THE EXERCISE
For the listing below, give the number of lines in which "with" occurs. Add nothing.

GIVEN RECORDS
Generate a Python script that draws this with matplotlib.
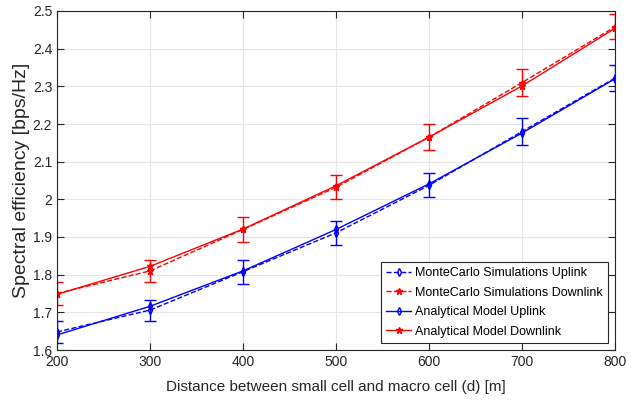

---

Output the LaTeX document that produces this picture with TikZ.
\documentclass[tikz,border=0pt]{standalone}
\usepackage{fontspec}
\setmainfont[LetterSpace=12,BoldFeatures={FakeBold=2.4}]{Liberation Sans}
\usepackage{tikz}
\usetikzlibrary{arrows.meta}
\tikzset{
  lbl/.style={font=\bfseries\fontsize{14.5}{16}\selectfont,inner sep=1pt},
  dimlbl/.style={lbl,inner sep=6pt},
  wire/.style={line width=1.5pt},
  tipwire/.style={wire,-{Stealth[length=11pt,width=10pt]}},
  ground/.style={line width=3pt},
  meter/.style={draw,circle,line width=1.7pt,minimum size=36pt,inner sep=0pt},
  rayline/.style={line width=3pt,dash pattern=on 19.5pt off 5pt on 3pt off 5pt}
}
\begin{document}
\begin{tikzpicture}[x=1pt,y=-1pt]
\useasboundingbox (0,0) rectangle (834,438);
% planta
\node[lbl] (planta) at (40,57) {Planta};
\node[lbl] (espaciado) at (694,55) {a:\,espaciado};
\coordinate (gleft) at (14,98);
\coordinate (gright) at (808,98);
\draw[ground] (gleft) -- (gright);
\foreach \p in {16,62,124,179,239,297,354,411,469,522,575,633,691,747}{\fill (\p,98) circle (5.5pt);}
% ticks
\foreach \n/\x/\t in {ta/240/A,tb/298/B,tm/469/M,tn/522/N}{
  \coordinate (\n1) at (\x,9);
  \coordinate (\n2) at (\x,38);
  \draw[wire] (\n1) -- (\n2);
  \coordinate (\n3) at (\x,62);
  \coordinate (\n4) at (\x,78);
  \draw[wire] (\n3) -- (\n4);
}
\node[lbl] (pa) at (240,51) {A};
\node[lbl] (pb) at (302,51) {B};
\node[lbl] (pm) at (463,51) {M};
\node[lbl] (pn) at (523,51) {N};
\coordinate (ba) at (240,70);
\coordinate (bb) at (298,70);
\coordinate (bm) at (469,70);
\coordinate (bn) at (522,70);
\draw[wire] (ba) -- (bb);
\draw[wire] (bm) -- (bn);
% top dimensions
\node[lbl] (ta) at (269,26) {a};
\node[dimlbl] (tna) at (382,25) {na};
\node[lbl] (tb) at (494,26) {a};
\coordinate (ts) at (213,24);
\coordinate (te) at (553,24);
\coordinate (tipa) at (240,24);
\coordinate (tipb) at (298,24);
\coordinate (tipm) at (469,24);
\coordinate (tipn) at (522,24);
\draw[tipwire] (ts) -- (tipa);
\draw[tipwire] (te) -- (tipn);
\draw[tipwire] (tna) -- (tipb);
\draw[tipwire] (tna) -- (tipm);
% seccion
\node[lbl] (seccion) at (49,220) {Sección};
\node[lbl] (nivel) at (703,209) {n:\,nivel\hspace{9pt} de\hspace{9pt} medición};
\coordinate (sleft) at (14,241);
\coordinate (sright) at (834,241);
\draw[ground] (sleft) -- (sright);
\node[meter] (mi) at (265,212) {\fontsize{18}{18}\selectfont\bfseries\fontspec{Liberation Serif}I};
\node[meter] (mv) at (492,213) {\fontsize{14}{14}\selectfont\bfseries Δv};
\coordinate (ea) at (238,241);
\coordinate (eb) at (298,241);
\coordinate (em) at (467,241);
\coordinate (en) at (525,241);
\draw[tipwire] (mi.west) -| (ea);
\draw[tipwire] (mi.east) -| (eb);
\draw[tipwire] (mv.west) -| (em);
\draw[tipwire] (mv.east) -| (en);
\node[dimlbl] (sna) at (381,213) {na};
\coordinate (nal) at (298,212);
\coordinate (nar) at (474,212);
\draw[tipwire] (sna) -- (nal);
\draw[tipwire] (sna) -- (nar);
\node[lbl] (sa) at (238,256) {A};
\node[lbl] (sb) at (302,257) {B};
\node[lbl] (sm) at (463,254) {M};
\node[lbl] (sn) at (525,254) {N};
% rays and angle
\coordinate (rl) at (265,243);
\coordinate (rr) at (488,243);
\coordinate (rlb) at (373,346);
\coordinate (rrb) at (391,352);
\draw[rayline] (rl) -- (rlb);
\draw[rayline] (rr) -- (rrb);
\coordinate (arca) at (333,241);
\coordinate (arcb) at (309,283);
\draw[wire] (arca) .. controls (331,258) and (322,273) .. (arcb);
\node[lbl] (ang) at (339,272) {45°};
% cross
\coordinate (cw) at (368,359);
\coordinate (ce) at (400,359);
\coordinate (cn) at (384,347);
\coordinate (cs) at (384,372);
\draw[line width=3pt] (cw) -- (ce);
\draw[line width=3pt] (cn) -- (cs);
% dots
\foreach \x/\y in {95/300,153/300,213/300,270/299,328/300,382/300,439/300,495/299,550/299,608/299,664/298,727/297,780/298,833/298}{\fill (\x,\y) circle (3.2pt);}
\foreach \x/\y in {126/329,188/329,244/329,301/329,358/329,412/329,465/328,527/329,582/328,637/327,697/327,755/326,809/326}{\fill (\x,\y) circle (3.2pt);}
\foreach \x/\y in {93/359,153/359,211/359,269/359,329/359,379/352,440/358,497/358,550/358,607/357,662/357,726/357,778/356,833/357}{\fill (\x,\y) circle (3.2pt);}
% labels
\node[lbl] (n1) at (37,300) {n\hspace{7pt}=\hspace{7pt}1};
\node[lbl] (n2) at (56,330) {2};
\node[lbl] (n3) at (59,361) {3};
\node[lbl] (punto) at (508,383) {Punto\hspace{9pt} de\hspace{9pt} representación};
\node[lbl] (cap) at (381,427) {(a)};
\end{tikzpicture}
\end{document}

---

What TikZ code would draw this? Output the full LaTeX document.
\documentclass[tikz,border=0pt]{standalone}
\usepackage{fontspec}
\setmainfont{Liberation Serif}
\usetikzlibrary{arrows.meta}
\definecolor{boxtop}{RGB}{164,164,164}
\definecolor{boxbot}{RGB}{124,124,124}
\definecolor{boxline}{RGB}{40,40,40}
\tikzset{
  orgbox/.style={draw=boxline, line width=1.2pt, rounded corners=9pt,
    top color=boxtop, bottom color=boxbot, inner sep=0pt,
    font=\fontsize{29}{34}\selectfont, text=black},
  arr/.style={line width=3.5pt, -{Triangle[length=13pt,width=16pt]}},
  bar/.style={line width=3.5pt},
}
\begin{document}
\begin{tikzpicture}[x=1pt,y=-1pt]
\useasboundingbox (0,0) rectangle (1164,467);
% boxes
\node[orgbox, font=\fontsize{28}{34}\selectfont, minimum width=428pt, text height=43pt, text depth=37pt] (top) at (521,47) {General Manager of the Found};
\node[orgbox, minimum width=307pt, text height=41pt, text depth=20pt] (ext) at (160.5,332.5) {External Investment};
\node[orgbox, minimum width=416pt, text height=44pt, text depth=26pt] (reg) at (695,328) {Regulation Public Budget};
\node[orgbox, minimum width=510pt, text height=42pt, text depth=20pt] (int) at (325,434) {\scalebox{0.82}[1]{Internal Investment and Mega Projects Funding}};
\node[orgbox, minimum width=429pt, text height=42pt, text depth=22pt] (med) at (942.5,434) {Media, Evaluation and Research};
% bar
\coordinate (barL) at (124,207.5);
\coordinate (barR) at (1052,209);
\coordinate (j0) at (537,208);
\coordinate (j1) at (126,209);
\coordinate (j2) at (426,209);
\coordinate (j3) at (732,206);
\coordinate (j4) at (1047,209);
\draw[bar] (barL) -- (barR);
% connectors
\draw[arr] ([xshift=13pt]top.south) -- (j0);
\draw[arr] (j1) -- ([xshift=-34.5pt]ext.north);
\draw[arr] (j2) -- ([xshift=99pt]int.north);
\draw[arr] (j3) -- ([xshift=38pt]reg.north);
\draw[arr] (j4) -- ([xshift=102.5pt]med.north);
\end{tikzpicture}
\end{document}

EXPECTED ANSWER
2